Thom, you probably have found 
http://www.miramontes.com/writing/add-cacm/index.php, which describes 
ADD as it was introduced in 1998. The side column only mentions that the 
current implementation looks Livedoc/ADD-like. It was an interesting 
read to me.

What I have been thinking more and more and what this tells me again is 
that the same way we talk of POSH and microformats, we could talk of 
plain text or plain old english formats, essentially standardizing how 
people write dates, addresses, etc on the Web or on their emails. Asking 
people to write "Tuesday, February 5, 2008" in this order, with the 
commas, etc. is very likely even simpler for normal people than writing 
<abbr class="foo" title="2008-05-02">Tuesday, February 5, 2008</abbr>. 

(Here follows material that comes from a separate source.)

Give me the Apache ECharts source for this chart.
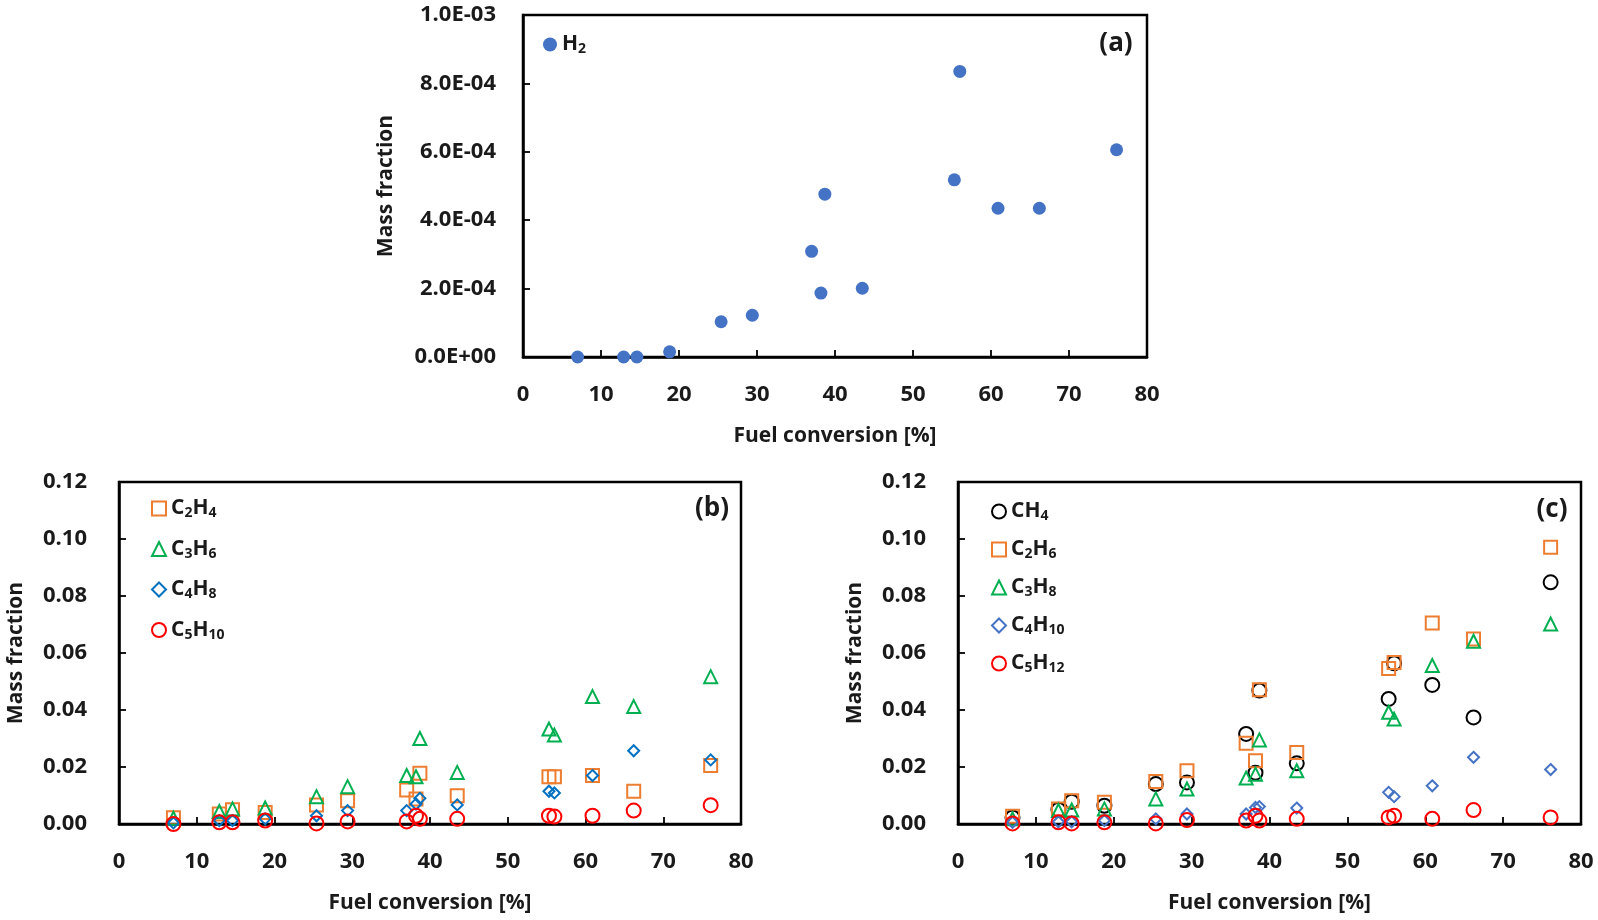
<!DOCTYPE html>
<html>
<head>
<meta charset="utf-8">
<title>Mass fraction vs fuel conversion</title>
<script src="https://cdn.jsdelivr.net/npm/echarts@6/dist/echarts.min.js"></script>
<style>
  html, body { margin: 0; padding: 0; background: #fff; }
  #chart { width: 1598px; height: 920px; }
</style>
</head>
<body>
<div id="chart"></div>
<script>
// fuel conversion [%] of each run (same for all species)
var conversion = [7.0, 12.9, 14.6, 18.8, 25.4, 29.4, 37.0, 38.2, 38.7, 43.5, 55.3, 56.0, 60.9, 66.2, 76.1];

// (a) hydrogen
var h2 = [0, 0, 0, 1.5e-5, 1.03e-4, 1.22e-4, 3.09e-4, 1.87e-4, 4.76e-4, 2.01e-4, 5.18e-4, 8.35e-4, 4.35e-4, 4.35e-4, 6.06e-4];

// (b) olefins
var c2h4  = [0.0022, 0.0035, 0.0050, 0.0040, 0.0067, 0.0082, 0.0119, 0.0088, 0.0178, 0.0099, 0.0166, 0.0166, 0.0170, 0.0115, 0.0205];
var c3h6  = [0.0020, 0.0044, 0.0053, 0.0056, 0.0096, 0.0131, 0.0170, 0.0166, 0.0300, 0.0181, 0.0333, 0.0312, 0.0447, 0.0412, 0.0517];
var c4h8  = [0.0004, 0.0012, 0.0012, 0.0018, 0.0029, 0.0047, 0.0047, 0.0070, 0.0090, 0.0067, 0.0115, 0.0109, 0.0170, 0.0257, 0.0225];
var c5h10 = [0.0000, 0.0006, 0.0006, 0.0012, 0.0002, 0.0009, 0.0009, 0.0029, 0.0018, 0.0018, 0.0029, 0.0026, 0.0029, 0.0047, 0.0066];

// (c) paraffins
var ch4   = [0.0023, 0.0050, 0.0078, 0.0064, 0.0140, 0.0146, 0.0316, 0.0180, 0.0468, 0.0213, 0.0439, 0.0564, 0.0488, 0.0374, 0.0848];
var c2h6  = [0.0027, 0.0053, 0.0082, 0.0076, 0.0149, 0.0187, 0.0283, 0.0222, 0.0471, 0.0251, 0.0546, 0.0567, 0.0705, 0.0649, 0.0971];
var c3h8  = [0.0018, 0.0047, 0.0049, 0.0053, 0.0088, 0.0123, 0.0161, 0.0175, 0.0295, 0.0187, 0.0392, 0.0368, 0.0556, 0.0641, 0.0702];
var c4h10 = [0.0006, 0.0008, 0.0008, 0.0012, 0.0018, 0.0035, 0.0035, 0.0058, 0.0061, 0.0056, 0.0111, 0.0096, 0.0134, 0.0234, 0.0191];
var c5h12 = [0.0002, 0.0006, 0.0002, 0.0006, 0.0002, 0.0014, 0.0012, 0.0029, 0.0012, 0.0018, 0.0023, 0.0029, 0.0018, 0.0049, 0.0023];

var FONT = '"Open Sans", "Noto Sans", sans-serif';
var INK = '#1a1a1a';

function pairs(ys) {
  return conversion.map(function(x, i) { return [x, ys[i]]; });
}

// 1.0E-03 style labels
function sciLabel(v) {
  if (v === 0) return '0.0E+00';
  var e = Math.floor(Math.log10(Math.abs(v)) + 1e-9);
  var m = Math.round(v / Math.pow(10, e) * 10) / 10;
  if (m >= 10) { m = m / 10; e++; }
  var ae = Math.abs(e);
  return m.toFixed(1) + 'E' + (e < 0 ? '-' : '+') + (ae < 10 ? '0' + ae : ae);
}

// C2H4 -> rich text with subscript digits
function formula(name) {
  return name.match(/\D+|\d+/g).map(function(t) {
    return /\d/.test(t) ? '{s|' + t + '}' : '{n|' + t + '}';
  }).join('');
}

var legendText = {
  fontFamily: FONT,
  fontWeight: 'bold',
  color: INK,
  rich: {
    n: { fontFamily: FONT, fontWeight: 'bold', fontSize: 21, lineHeight: 24, color: INK, verticalAlign: 'middle' },
    s: { fontFamily: FONT, fontWeight: 'bold', fontSize: 14, lineHeight: 24, color: INK, verticalAlign: 'bottom' }
  }
};

function xAxisFor(idx) {
  return {
    gridIndex: idx, type: 'value', min: 0, max: 80, interval: 10,
    name: 'Fuel conversion [%]', nameLocation: 'middle', nameGap: 69,
    nameTextStyle: { fontFamily: FONT, fontWeight: 'bold', fontSize: 21, color: INK },
    axisLine: { show: true, onZero: false, lineStyle: { color: '#000', width: 2.5 } },
    axisTick: { show: true, inside: true, length: 7, lineStyle: { color: '#000', width: 1.8 } },
    axisLabel: { fontFamily: FONT, fontWeight: 'bold', fontSize: 22, color: INK, margin: 27 },
    splitLine: { show: false }
  };
}

function yAxisFor(idx, max, interval, fmt, gap, margin) {
  return {
    gridIndex: idx, type: 'value', min: 0, max: max, interval: interval,
    name: 'Mass fraction', nameLocation: 'middle', nameGap: gap, nameRotate: 90,
    nameTextStyle: { fontFamily: FONT, fontWeight: 'bold', fontSize: 21, color: INK },
    axisLine: { show: true, onZero: false, lineStyle: { color: '#000', width: 2.5 } },
    axisTick: { show: true, inside: true, length: 7, lineStyle: { color: '#000', width: 1.8 } },
    axisLabel: { fontFamily: FONT, fontWeight: 'bold', fontSize: 22, color: INK, margin: margin, formatter: fmt },
    splitLine: { show: false }
  };
}

function hollow(name, ys, axis, symbol, size, color) {
  return {
    name: name, type: 'scatter', xAxisIndex: axis, yAxisIndex: axis,
    symbol: symbol, symbolSize: size, clip: false,
    itemStyle: { color: 'rgba(255,255,255,0)', borderColor: color, borderWidth: 2, opacity: 1 },
    emphasis: { disabled: true },
    data: pairs(ys)
  };
}

var gridBase = { show: true, borderColor: '#000', borderWidth: 2.5, backgroundColor: 'transparent', containLabel: false, outerBoundsMode: 'none' };

var option = {
  backgroundColor: '#fff',
  animation: false,
  grid: [
    Object.assign({ left: 523, top: 15, width: 624, height: 342 }, gridBase),
    Object.assign({ left: 119, top: 482, width: 622, height: 342 }, gridBase),
    Object.assign({ left: 958, top: 482, width: 623, height: 342 }, gridBase)
  ],
  xAxis: [xAxisFor(0), xAxisFor(1), xAxisFor(2)],
  yAxis: [
    yAxisFor(0, 0.001, 0.0002, sciLabel, 126, 27),
    yAxisFor(1, 0.12, 0.02, function(v) { return v.toFixed(2); }, 92, 32),
    yAxisFor(2, 0.12, 0.02, function(v) { return v.toFixed(2); }, 92, 32)
  ],
  legend: [
    { data: ['H2'], left: 538, top: 29, orient: 'vertical', itemWidth: 14, itemHeight: 14,
      formatter: formula, textStyle: legendText, selectedMode: false },
    { data: ['C2H4', 'C3H6', 'C4H8', 'C5H10'], left: 146, top: 493, orient: 'vertical', itemGap: 18,
      itemWidth: 14, itemHeight: 14, formatter: formula, textStyle: legendText, selectedMode: false },
    { data: ['CH4', 'C2H6', 'C3H8', 'C4H10', 'C5H12'], left: 986, top: 496, orient: 'vertical', itemGap: 15.5,
      itemWidth: 14, itemHeight: 14, formatter: formula, textStyle: legendText, selectedMode: false }
  ],
  graphic: [
    { type: 'text', x: 1116, y: 44, style: { text: '(a)', fontFamily: FONT, fontWeight: 'bold', fontSize: 26, fill: INK, align: 'center', verticalAlign: 'middle' } },
    { type: 'text', x: 712, y: 509, style: { text: '(b)', fontFamily: FONT, fontWeight: 'bold', fontSize: 26, fill: INK, align: 'center', verticalAlign: 'middle' } },
    { type: 'text', x: 1552, y: 510, style: { text: '(c)', fontFamily: FONT, fontWeight: 'bold', fontSize: 26, fill: INK, align: 'center', verticalAlign: 'middle' } }
  ],
  series: [
    { name: 'H2', type: 'scatter', xAxisIndex: 0, yAxisIndex: 0, symbol: 'circle', symbolSize: 13, clip: false,
      itemStyle: { color: '#4472C4', opacity: 1 }, emphasis: { disabled: true }, data: pairs(h2) },

    hollow('C2H4', c2h4, 1, 'rect', 13, '#ED7D31'),
    hollow('C3H6', c3h6, 1, 'triangle', 13, '#00B050'),
    hollow('C4H8', c4h8, 1, 'diamond', 11, '#0070C0'),
    hollow('C5H10', c5h10, 1, 'circle', 14, '#FF0000'),

    hollow('CH4', ch4, 2, 'circle', 14, '#000000'),
    hollow('C2H6', c2h6, 2, 'rect', 13, '#ED7D31'),
    hollow('C3H8', c3h8, 2, 'triangle', 13, '#00B050'),
    hollow('C4H10', c4h10, 2, 'diamond', 11, '#4472C4'),
    hollow('C5H12', c5h12, 2, 'circle', 14, '#FF0000')
  ]
};

var myChart = echarts.init(document.getElementById('chart'));
myChart.setOption(option);
</script>
</body>
</html>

Knowing that receivers will be able to do more with this just by writing 
it this way, like not forgetting your event, is a big value when 
comparing it to the additional costs. Even english writers can do this, 
not just Web developers. Of course, the issue is that this is currently 
an Apple-only plain-text microformats and implementing may be a bit more 
work than parsing a microformat (only guessing here). So cheap 
publishing costs, but possibly more expensive/not as widely available 
consumption mechanism.

I wonder if this technology could not be used in a reverse way: detect 
formats as I'm typing (names, addresses, phone numbers, etc.) in plain 
english and convert them in microformats (cheap publishing costs, cheap 
consumption costs). The way I see it is that it would provide some 
code-autocompletion-like feature that makes a little calendar or contact 
list show up as I'm writing. For instance, if I start to type "Thanks 
Tho", "Tho" is recognized as being likely a person (following "Thanks" + 
I have two people in my contacts matching "Tho"), and I'm prompted to 
confirm whether I'm talking about Thom or Thomas. I select Thom and 
behind the seen the right microformat is added to my content for the 
convenience of those that will consume my content.